NASA astronaut Sunita Williams enroute to Earth: Here’s a look at her tiny Indian village in Gujarat

NASA astronaut Sunita Williams enroute to Earth: Here's a look at her tiny Indian village in Gujarat

After spending over nine months at the International Space Station (ISS), Indian-origin NASA astronaut Sunita Williams and her crewmate Butch Wilmore are finally going to return to Earth on Tuesday at 05:57 EDT (i.e. Wednesday 03:27 AM IST). Sunita and Butch had gone to ISS for a week-long space expedition in June 2024, which unknowingly stretched to more than nine months after their Boeing Starliner spacecraft faced technical glitches and returned to Earth without them. Now, after waiting for months not knowing the next course of action, their return is made possible by the launch of SpaceX Crew-10, which took off from Kennedy Space Center on Friday (March 14) night as part of NASA’s Commercial Crew Program. The newly arrived crew will take over from the current astronauts, ensuring a seamless transition before Sunita and Butch return back home to Earth.

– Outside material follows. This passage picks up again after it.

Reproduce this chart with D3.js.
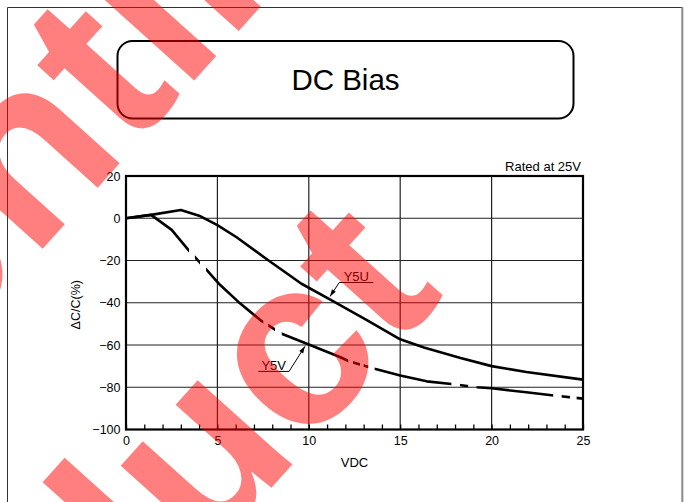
<!DOCTYPE html>
<html>
<head>
<meta charset="utf-8">
<script src="https://cdn.jsdelivr.net/npm/d3@7"></script>
<style>
  body { margin: 0; background: #fff; }
  svg text { font-family: "Liberation Sans", Arial, Helvetica, sans-serif; fill: #000; }
</style>
</head>
<body>
<div id="chart"></div>
<script>
// voltage (VDC) / capacitance change (%)
const y5uVolts = [0, 1.37, 3.0, 4.0, 5.0, 6.05, 7.8, 9.6, 11.2, 13.2, 15.0, 16.3, 18.3, 20.0, 21.9, 25];
const y5uDelta = [0, 1.6, 3.9, 1.2, -3.3, -9, -20, -31, -38.6, -48.3, -57.3, -61.2, -66.1, -70, -72.8, -76.4];

const y5vVolts = [0, 1.37, 2.5, 3.42, 4.41, 5.14, 6.15, 7.35, 8.45, 10.0, 11.7, 12.2, 13.6, 15.0, 16.45, 17.8, 19.2, 20.0, 21.9, 23.4, 25];
const y5vDelta = [0, 1.6, -5.5, -15.1, -24.4, -31.5, -39.6, -48.2, -54.4, -59.8, -65.7, -67.7, -71.2, -74.4, -77.2, -78.5, -80, -80.5, -82.4, -83.9, -85.4];
// pieces of the Y5V curve left blank (chain-dash look), in VDC
const y5vGaps = [[3.45, 3.77], [4.05, 4.38], [7.51, 7.78], [8.15, 8.52], [12.16, 12.42], [12.8, 13.0],
                 [13.25, 13.6], [17.8, 18.27], [18.72, 19.18], [23.37, 23.83], [24.29, 24.65]];

const xTicks = [0, 5, 10, 15, 20, 25];
const yTicks = [-100, -80, -60, -40, -20, 0, 20];

const width = 686, height = 502;

const svg = d3.select("#chart")
    .append("svg")
    .attr("width", width)
    .attr("height", height);

// page frame
svg.append("line").attr("x1", 7.5).attr("y1", 7.5).attr("x2", 682).attr("y2", 7.5)
    .attr("stroke", "#333").attr("stroke-width", 1);
svg.append("line").attr("x1", 7.5).attr("y1", 7.5).attr("x2", 7.5).attr("y2", height)
    .attr("stroke", "#333").attr("stroke-width", 1);
svg.append("line").attr("x1", 682.3).attr("y1", 7).attr("x2", 682.3).attr("y2", height)
    .attr("stroke", "#8a8a8a").attr("stroke-width", 2);

// title box
svg.append("rect")
    .attr("x", 117.5).attr("y", 41).attr("width", 456).attr("height", 77.5)
    .attr("rx", 15).attr("ry", 15)
    .attr("fill", "none").attr("stroke", "#000").attr("stroke-width", 2);
svg.append("text")
    .attr("x", 345.5).attr("y", 90)
    .attr("text-anchor", "middle")
    .style("font-size", "29.5px")
    .text("DC Bias");

const x = d3.scaleLinear().domain([0, 25]).range([126, 583]);
const y = d3.scaleLinear().domain([-100, 20]).range([429.5, 176]);

const g = svg.append("g");

// grid
g.selectAll("line.vgrid")
    .data(xTicks.slice(1, -1))
    .enter()
    .append("line")
    .attr("class", "vgrid")
    .attr("x1", d => x(d)).attr("x2", d => x(d))
    .attr("y1", y(20)).attr("y2", y(-100))
    .attr("stroke", "#222").attr("stroke-width", 1.2);

g.selectAll("line.hgrid")
    .data(yTicks.slice(1, -1))
    .enter()
    .append("line")
    .attr("class", "hgrid")
    .attr("x1", x(0)).attr("x2", x(25))
    .attr("y1", d => y(d)).attr("y2", d => y(d))
    .attr("stroke", "#222").attr("stroke-width", 1.2);

// minor ticks along the bottom, pointing inward
const minor = g.append("g")
    .attr("transform", `translate(0,${y(-100)})`)
    .call(d3.axisBottom(x).tickValues(d3.range(0, 26)).tickSize(-5).tickFormat(""));
minor.select(".domain").remove();
minor.selectAll("line").attr("stroke", "#000").attr("stroke-width", 1.3);

// tick labels
const xAxis = g.append("g")
    .attr("transform", `translate(0,${y(-100)})`)
    .call(d3.axisBottom(x).tickValues(xTicks).tickSize(0).tickPadding(7));
xAxis.select(".domain").remove();
xAxis.selectAll("text").style("font-size", "12.5px").attr("fill", "#000");

const yAxis = g.append("g")
    .attr("transform", `translate(${x(0)},0)`)
    .call(d3.axisLeft(y).tickValues(yTicks).tickSize(0).tickPadding(5.5));
yAxis.select(".domain").remove();
yAxis.selectAll("text").style("font-size", "12.5px").attr("fill", "#000");

// plot frame
g.append("rect")
    .attr("x", x(0)).attr("y", y(20))
    .attr("width", x(25) - x(0)).attr("height", y(-100) - y(20))
    .attr("fill", "none").attr("stroke", "#000").attr("stroke-width", 2.2);

// axis titles
svg.append("text")
    .attr("x", x(12.5)).attr("y", 467)
    .attr("text-anchor", "middle")
    .style("font-size", "13px")
    .text("VDC");

svg.append("text")
    .attr("transform", `translate(80,${(y(20) + y(-100)) / 2 + 2}) rotate(-90)`)
    .attr("text-anchor", "middle")
    .style("font-size", "12.5px")
    .text("ΔC/C(%)");

svg.append("text")
    .attr("x", 581).attr("y", 171)
    .attr("text-anchor", "end")
    .style("font-size", "13px")
    .text("Rated at 25V");

// curves
const line = d3.line()
    .x(d => x(d[0]))
    .y(d => y(d[1]));

const y5u = d3.zip(y5uVolts, y5uDelta);
const y5v = d3.zip(y5vVolts, y5vDelta);

// clip that leaves out the gaps of the Y5V line
const solidParts = [];
let from = 0;
y5vGaps.forEach(gp => {
    solidParts.push([from, gp[0]]);
    from = gp[1];
});
solidParts.push([from, 25.5]);

const clip = svg.append("defs").append("clipPath").attr("id", "y5v-clip");
clip.selectAll("rect")
    .data(solidParts)
    .enter()
    .append("rect")
    .attr("x", d => x(d[0]))
    .attr("width", d => x(d[1]) - x(d[0]))
    .attr("y", y(25)).attr("height", y(-105) - y(25));

g.append("path")
    .datum(y5u)
    .attr("d", line)
    .attr("fill", "none")
    .attr("stroke", "#000")
    .attr("stroke-width", 2.6)
    .attr("stroke-linejoin", "round");

g.append("path")
    .datum(y5v)
    .attr("d", line)
    .attr("clip-path", "url(#y5v-clip)")
    .attr("fill", "none")
    .attr("stroke", "#000")
    .attr("stroke-width", 2.6)
    .attr("stroke-linejoin", "round");

// curve labels with leader arrows
const labels = [
    { name: "Y5U", tip: [11.16, -37.0], elbow: [11.67, -30.4], end: [13.53, -30.4] },
    { name: "Y5V", tip: [9.79, -60.6], elbow: [8.92, -72.5], end: [7.24, -72.5] }
];

labels.forEach(lb => {
    const tx = x(lb.tip[0]), ty = y(lb.tip[1]);
    const ex = x(lb.elbow[0]), ey = y(lb.elbow[1]);
    g.append("path")
        .attr("d", `M${x(lb.end[0])},${ey}L${ex},${ey}L${tx},${ty}`)
        .attr("fill", "none")
        .attr("stroke", "#000")
        .attr("stroke-width", 1);
    // arrow head
    const ang = Math.atan2(ty - ey, tx - ex);
    const len = 7, half = 2.3;
    const bx = tx - len * Math.cos(ang), by = ty - len * Math.sin(ang);
    const px = -Math.sin(ang) * half, py = Math.cos(ang) * half;
    g.append("path")
        .attr("d", `M${tx},${ty}L${bx + px},${by + py}L${bx - px},${by - py}Z`)
        .attr("fill", "#000");
    g.append("text")
        .attr("x", (x(lb.end[0]) + ex) / 2)
        .attr("y", ey - 1.5)
        .attr("text-anchor", "middle")
        .style("font-size", "13px")
        .text(lb.name);
});

// watermark over everything
const wm = svg.append("g")
    .attr("transform", "translate(446,294) rotate(-48)")
    .style("pointer-events", "none");
const line2 = wm.append("text")
    .attr("x", 0).attr("y", 0)
    .attr("text-anchor", "end")
    .style("font-size", "240px")
    .style("font-weight", "bold")
    .style("fill", "#ff0000")
    .style("fill-opacity", 0.5)
    .text("Product");
const w2 = line2.node().getComputedTextLength();
wm.append("text")
    .attr("x", -w2).attr("y", -330)
    .attr("text-anchor", "start")
    .style("font-size", "240px")
    .style("font-weight", "bold")
    .style("fill", "#ff0000")
    .style("fill-opacity", 0.5)
    .text("Discontinued");
</script>
</body>
</html>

Sunita Williams and Butch Wilmore

While much is being written about Sunita Williams’ remarkable space journey which stretched for many months, here’s a look at her tiny Indian village in Gujarat, India and her ancestral home:
Sunita Williams was born on 19 September, 1965, in Euclid, Ohio, U.S to Deepak Pandya and Bonnie Pandya. For the unversed, her father Deepak Pandya was a neuroscientist from Gujarat, India and he had migrated to the USA in 1957 where he met and married Ursuline Bonnie, who was a Slovene-American.
Sunita Williams’ roots in India hail to Jhulasan village in Gujarat, as it was once home to her father and grandparents. The tiny village has a population of roughly 7000 people who are proud of the fact that the astronaut has a connection to their village. In fact, the village has a little library which is named in her grandparents’ memory and her father Deepak Pandya’s ancestral home too. As per reports, Sunita Williams has visited her Jhulasan three times so far– in 1972, 2007 and 2013– after completing space missions successfully. The Indian-origin astronaut had also donated funds to a school in her ancestral village during one of her visits and it still has a picture of her grandparents in its prayer hall.
The people of Jhulasan, Gujarat take great pride in the fact that Sunita Williams belongs to their village. So much so that ever since news of her being stranded in ISS broke in 2024, residents of Jhulasan have been praying for Sunita’s safe return to Earth, keeping an oil lamp burning as a symbol of their hopes, reported the BBC.